>>>>>

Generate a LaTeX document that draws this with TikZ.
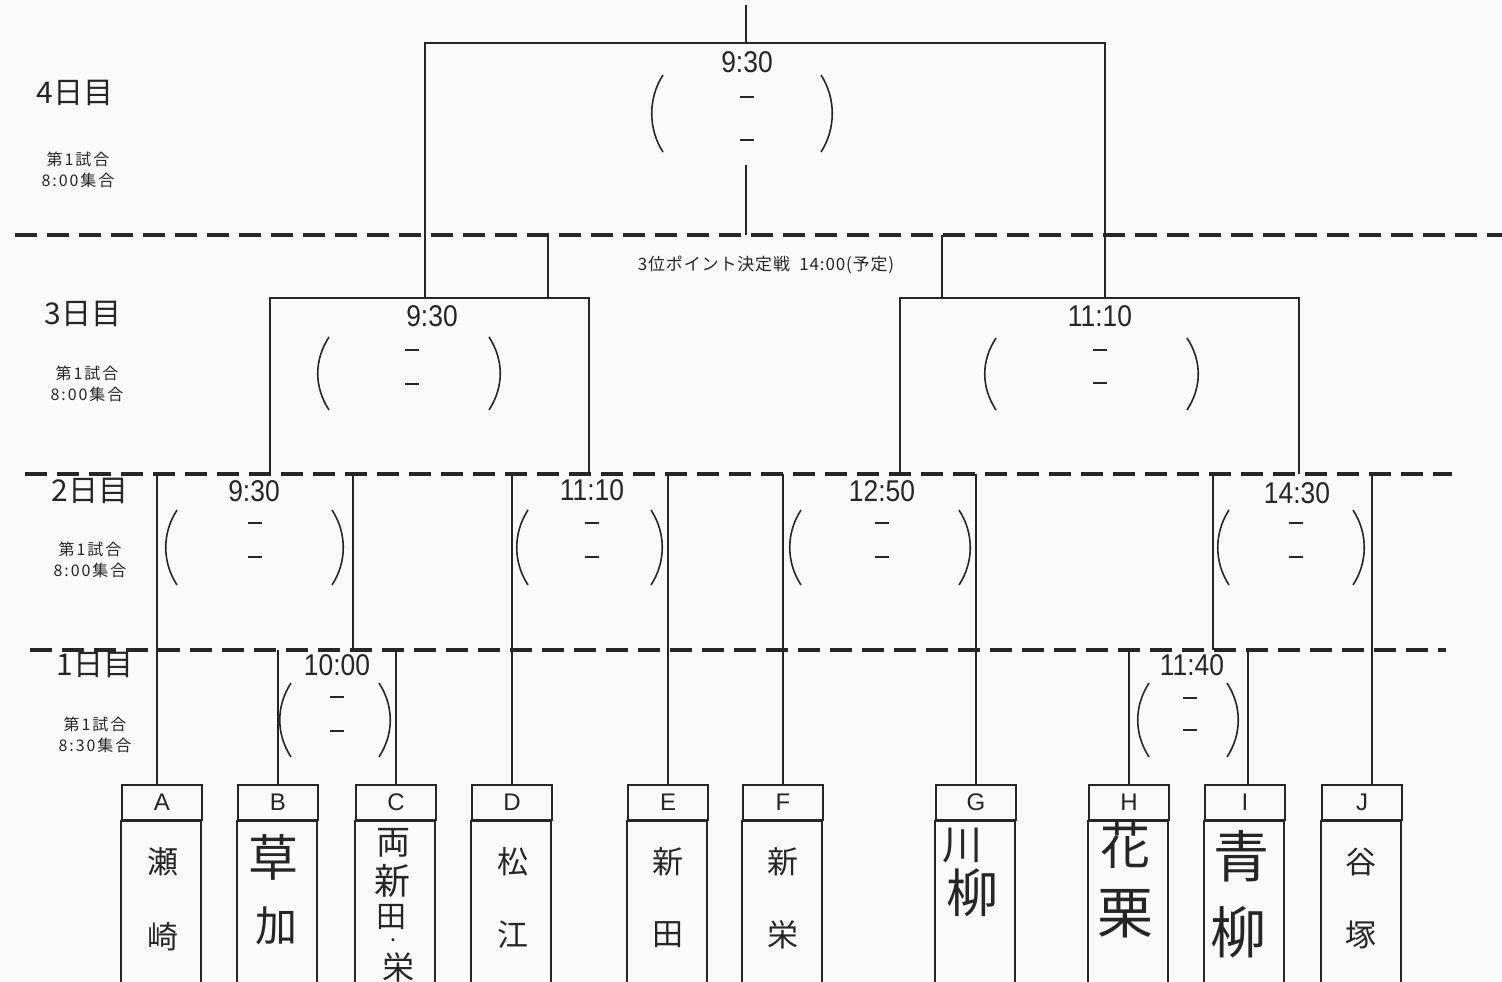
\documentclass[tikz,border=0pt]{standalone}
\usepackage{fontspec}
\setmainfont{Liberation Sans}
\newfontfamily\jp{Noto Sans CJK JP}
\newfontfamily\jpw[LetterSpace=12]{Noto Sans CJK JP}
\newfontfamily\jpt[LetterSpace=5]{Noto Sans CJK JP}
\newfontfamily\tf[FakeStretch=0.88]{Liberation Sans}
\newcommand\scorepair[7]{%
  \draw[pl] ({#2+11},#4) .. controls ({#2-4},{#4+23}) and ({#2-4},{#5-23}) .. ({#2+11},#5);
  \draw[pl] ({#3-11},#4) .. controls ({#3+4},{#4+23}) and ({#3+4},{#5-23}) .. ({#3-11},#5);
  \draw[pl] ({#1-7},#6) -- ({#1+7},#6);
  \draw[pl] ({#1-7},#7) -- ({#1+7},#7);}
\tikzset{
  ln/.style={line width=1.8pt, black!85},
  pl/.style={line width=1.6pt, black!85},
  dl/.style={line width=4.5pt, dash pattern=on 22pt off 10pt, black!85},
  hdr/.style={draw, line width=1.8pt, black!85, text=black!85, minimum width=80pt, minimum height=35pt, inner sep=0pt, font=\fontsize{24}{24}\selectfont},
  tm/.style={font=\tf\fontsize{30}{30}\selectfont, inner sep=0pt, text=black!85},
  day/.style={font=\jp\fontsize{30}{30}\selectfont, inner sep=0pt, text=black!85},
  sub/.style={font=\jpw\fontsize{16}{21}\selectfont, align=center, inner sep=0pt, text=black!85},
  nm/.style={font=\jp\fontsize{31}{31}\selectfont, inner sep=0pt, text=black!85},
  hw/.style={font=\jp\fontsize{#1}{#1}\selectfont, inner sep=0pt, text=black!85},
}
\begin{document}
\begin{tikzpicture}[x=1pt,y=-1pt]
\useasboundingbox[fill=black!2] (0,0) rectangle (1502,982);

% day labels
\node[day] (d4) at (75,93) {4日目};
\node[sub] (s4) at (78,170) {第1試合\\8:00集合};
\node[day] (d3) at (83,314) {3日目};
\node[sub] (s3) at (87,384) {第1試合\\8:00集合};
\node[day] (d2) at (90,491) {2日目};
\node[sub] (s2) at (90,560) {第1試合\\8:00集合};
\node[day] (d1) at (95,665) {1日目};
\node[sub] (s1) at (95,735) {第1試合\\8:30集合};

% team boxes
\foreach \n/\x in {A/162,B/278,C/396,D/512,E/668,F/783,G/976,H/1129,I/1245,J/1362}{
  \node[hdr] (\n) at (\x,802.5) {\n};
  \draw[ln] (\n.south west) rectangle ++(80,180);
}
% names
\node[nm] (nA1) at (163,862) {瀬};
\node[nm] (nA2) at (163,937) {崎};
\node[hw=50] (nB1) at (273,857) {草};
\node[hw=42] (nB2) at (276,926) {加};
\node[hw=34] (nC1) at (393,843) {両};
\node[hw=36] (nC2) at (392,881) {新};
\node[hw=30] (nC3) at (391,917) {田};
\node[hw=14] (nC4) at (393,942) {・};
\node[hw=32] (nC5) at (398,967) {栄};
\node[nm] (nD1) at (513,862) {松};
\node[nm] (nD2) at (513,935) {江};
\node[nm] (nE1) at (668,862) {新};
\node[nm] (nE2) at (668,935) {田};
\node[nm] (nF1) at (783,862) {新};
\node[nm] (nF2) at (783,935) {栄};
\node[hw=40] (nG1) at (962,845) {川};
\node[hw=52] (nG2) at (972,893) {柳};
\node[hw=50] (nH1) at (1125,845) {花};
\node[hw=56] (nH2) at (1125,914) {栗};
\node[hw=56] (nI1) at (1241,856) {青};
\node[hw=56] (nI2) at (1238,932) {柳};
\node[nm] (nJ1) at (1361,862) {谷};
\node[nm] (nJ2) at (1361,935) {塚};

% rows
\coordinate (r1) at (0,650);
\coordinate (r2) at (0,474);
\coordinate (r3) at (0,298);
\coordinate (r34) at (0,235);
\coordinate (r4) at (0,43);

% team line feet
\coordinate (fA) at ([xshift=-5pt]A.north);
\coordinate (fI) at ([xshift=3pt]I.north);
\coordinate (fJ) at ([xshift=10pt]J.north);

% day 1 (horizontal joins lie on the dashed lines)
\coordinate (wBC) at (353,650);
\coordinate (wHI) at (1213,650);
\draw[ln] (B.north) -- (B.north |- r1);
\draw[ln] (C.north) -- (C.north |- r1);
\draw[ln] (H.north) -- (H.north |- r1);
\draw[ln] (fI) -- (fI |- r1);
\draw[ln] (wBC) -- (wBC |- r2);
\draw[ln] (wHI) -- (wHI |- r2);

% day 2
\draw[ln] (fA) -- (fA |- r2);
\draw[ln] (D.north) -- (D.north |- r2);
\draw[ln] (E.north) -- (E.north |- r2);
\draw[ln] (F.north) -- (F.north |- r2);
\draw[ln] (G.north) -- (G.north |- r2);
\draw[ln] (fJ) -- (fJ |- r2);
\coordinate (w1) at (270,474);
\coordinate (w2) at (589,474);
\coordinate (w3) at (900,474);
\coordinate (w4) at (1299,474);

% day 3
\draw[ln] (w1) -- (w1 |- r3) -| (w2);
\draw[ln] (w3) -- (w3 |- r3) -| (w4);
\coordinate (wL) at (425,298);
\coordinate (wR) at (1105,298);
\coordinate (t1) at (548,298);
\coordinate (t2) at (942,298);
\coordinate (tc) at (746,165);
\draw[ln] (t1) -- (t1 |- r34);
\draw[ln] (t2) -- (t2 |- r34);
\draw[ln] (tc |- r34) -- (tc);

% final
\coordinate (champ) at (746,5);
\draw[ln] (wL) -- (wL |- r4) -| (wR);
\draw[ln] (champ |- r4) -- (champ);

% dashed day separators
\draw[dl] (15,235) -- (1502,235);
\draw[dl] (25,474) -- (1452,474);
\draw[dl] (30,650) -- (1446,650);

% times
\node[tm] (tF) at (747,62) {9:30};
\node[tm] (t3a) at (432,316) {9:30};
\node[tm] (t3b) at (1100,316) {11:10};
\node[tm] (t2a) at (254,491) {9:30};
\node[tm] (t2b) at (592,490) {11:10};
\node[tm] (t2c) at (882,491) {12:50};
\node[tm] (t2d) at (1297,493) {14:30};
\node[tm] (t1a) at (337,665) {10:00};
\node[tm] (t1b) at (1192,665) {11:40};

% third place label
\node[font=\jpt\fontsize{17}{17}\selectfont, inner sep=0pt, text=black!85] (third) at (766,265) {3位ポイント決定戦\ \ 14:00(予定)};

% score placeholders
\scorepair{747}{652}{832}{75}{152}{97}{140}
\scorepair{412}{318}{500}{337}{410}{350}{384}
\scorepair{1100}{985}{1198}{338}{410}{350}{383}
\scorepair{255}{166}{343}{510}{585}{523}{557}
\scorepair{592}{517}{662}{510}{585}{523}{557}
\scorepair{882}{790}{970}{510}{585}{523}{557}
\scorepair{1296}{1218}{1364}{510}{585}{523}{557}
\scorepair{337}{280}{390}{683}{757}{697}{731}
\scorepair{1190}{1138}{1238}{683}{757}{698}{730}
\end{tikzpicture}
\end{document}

<<<<<

Work required: Quote the full listing above word for word; exclude every picture from the copy.

Output for this task:
Generate a LaTeX document that draws this with TikZ.
\documentclass[tikz,border=0pt]{standalone}
\usepackage{fontspec}
\setmainfont{Liberation Sans}
\newfontfamily\jp{Noto Sans CJK JP}
\newfontfamily\jpw[LetterSpace=12]{Noto Sans CJK JP}
\newfontfamily\jpt[LetterSpace=5]{Noto Sans CJK JP}
\newfontfamily\tf[FakeStretch=0.88]{Liberation Sans}
\newcommand\scorepair[7]{%
  \draw[pl] ({#2+11},#4) .. controls ({#2-4},{#4+23}) and ({#2-4},{#5-23}) .. ({#2+11},#5);
  \draw[pl] ({#3-11},#4) .. controls ({#3+4},{#4+23}) and ({#3+4},{#5-23}) .. ({#3-11},#5);
  \draw[pl] ({#1-7},#6) -- ({#1+7},#6);
  \draw[pl] ({#1-7},#7) -- ({#1+7},#7);}
\tikzset{
  ln/.style={line width=1.8pt, black!85},
  pl/.style={line width=1.6pt, black!85},
  dl/.style={line width=4.5pt, dash pattern=on 22pt off 10pt, black!85},
  hdr/.style={draw, line width=1.8pt, black!85, text=black!85, minimum width=80pt, minimum height=35pt, inner sep=0pt, font=\fontsize{24}{24}\selectfont},
  tm/.style={font=\tf\fontsize{30}{30}\selectfont, inner sep=0pt, text=black!85},
  day/.style={font=\jp\fontsize{30}{30}\selectfont, inner sep=0pt, text=black!85},
  sub/.style={font=\jpw\fontsize{16}{21}\selectfont, align=center, inner sep=0pt, text=black!85},
  nm/.style={font=\jp\fontsize{31}{31}\selectfont, inner sep=0pt, text=black!85},
  hw/.style={font=\jp\fontsize{#1}{#1}\selectfont, inner sep=0pt, text=black!85},
}
\begin{document}
\begin{tikzpicture}[x=1pt,y=-1pt]
\useasboundingbox[fill=black!2] (0,0) rectangle (1502,982);

% day labels
\node[day] (d4) at (75,93) {4日目};
\node[sub] (s4) at (78,170) {第1試合\\8:00集合};
\node[day] (d3) at (83,314) {3日目};
\node[sub] (s3) at (87,384) {第1試合\\8:00集合};
\node[day] (d2) at (90,491) {2日目};
\node[sub] (s2) at (90,560) {第1試合\\8:00集合};
\node[day] (d1) at (95,665) {1日目};
\node[sub] (s1) at (95,735) {第1試合\\8:30集合};

% team boxes
\foreach \n/\x in {A/162,B/278,C/396,D/512,E/668,F/783,G/976,H/1129,I/1245,J/1362}{
  \node[hdr] (\n) at (\x,802.5) {\n};
  \draw[ln] (\n.south west) rectangle ++(80,180);
}
% names
\node[nm] (nA1) at (163,862) {瀬};
\node[nm] (nA2) at (163,937) {崎};
\node[hw=50] (nB1) at (273,857) {草};
\node[hw=42] (nB2) at (276,926) {加};
\node[hw=34] (nC1) at (393,843) {両};
\node[hw=36] (nC2) at (392,881) {新};
\node[hw=30] (nC3) at (391,917) {田};
\node[hw=14] (nC4) at (393,942) {・};
\node[hw=32] (nC5) at (398,967) {栄};
\node[nm] (nD1) at (513,862) {松};
\node[nm] (nD2) at (513,935) {江};
\node[nm] (nE1) at (668,862) {新};
\node[nm] (nE2) at (668,935) {田};
\node[nm] (nF1) at (783,862) {新};
\node[nm] (nF2) at (783,935) {栄};
\node[hw=40] (nG1) at (962,845) {川};
\node[hw=52] (nG2) at (972,893) {柳};
\node[hw=50] (nH1) at (1125,845) {花};
\node[hw=56] (nH2) at (1125,914) {栗};
\node[hw=56] (nI1) at (1241,856) {青};
\node[hw=56] (nI2) at (1238,932) {柳};
\node[nm] (nJ1) at (1361,862) {谷};
\node[nm] (nJ2) at (1361,935) {塚};

% rows
\coordinate (r1) at (0,650);
\coordinate (r2) at (0,474);
\coordinate (r3) at (0,298);
\coordinate (r34) at (0,235);
\coordinate (r4) at (0,43);

% team line feet
\coordinate (fA) at ([xshift=-5pt]A.north);
\coordinate (fI) at ([xshift=3pt]I.north);
\coordinate (fJ) at ([xshift=10pt]J.north);

% day 1 (horizontal joins lie on the dashed lines)
\coordinate (wBC) at (353,650);
\coordinate (wHI) at (1213,650);
\draw[ln] (B.north) -- (B.north |- r1);
\draw[ln] (C.north) -- (C.north |- r1);
\draw[ln] (H.north) -- (H.north |- r1);
\draw[ln] (fI) -- (fI |- r1);
\draw[ln] (wBC) -- (wBC |- r2);
\draw[ln] (wHI) -- (wHI |- r2);

% day 2
\draw[ln] (fA) -- (fA |- r2);
\draw[ln] (D.north) -- (D.north |- r2);
\draw[ln] (E.north) -- (E.north |- r2);
\draw[ln] (F.north) -- (F.north |- r2);
\draw[ln] (G.north) -- (G.north |- r2);
\draw[ln] (fJ) -- (fJ |- r2);
\coordinate (w1) at (270,474);
\coordinate (w2) at (589,474);
\coordinate (w3) at (900,474);
\coordinate (w4) at (1299,474);

% day 3
\draw[ln] (w1) -- (w1 |- r3) -| (w2);
\draw[ln] (w3) -- (w3 |- r3) -| (w4);
\coordinate (wL) at (425,298);
\coordinate (wR) at (1105,298);
\coordinate (t1) at (548,298);
\coordinate (t2) at (942,298);
\coordinate (tc) at (746,165);
\draw[ln] (t1) -- (t1 |- r34);
\draw[ln] (t2) -- (t2 |- r34);
\draw[ln] (tc |- r34) -- (tc);

% final
\coordinate (champ) at (746,5);
\draw[ln] (wL) -- (wL |- r4) -| (wR);
\draw[ln] (champ |- r4) -- (champ);

% dashed day separators
\draw[dl] (15,235) -- (1502,235);
\draw[dl] (25,474) -- (1452,474);
\draw[dl] (30,650) -- (1446,650);

% times
\node[tm] (tF) at (747,62) {9:30};
\node[tm] (t3a) at (432,316) {9:30};
\node[tm] (t3b) at (1100,316) {11:10};
\node[tm] (t2a) at (254,491) {9:30};
\node[tm] (t2b) at (592,490) {11:10};
\node[tm] (t2c) at (882,491) {12:50};
\node[tm] (t2d) at (1297,493) {14:30};
\node[tm] (t1a) at (337,665) {10:00};
\node[tm] (t1b) at (1192,665) {11:40};

% third place label
\node[font=\jpt\fontsize{17}{17}\selectfont, inner sep=0pt, text=black!85] (third) at (766,265) {3位ポイント決定戦\ \ 14:00(予定)};

% score placeholders
\scorepair{747}{652}{832}{75}{152}{97}{140}
\scorepair{412}{318}{500}{337}{410}{350}{384}
\scorepair{1100}{985}{1198}{338}{410}{350}{383}
\scorepair{255}{166}{343}{510}{585}{523}{557}
\scorepair{592}{517}{662}{510}{585}{523}{557}
\scorepair{882}{790}{970}{510}{585}{523}{557}
\scorepair{1296}{1218}{1364}{510}{585}{523}{557}
\scorepair{337}{280}{390}{683}{757}{697}{731}
\scorepair{1190}{1138}{1238}{683}{757}{698}{730}
\end{tikzpicture}
\end{document}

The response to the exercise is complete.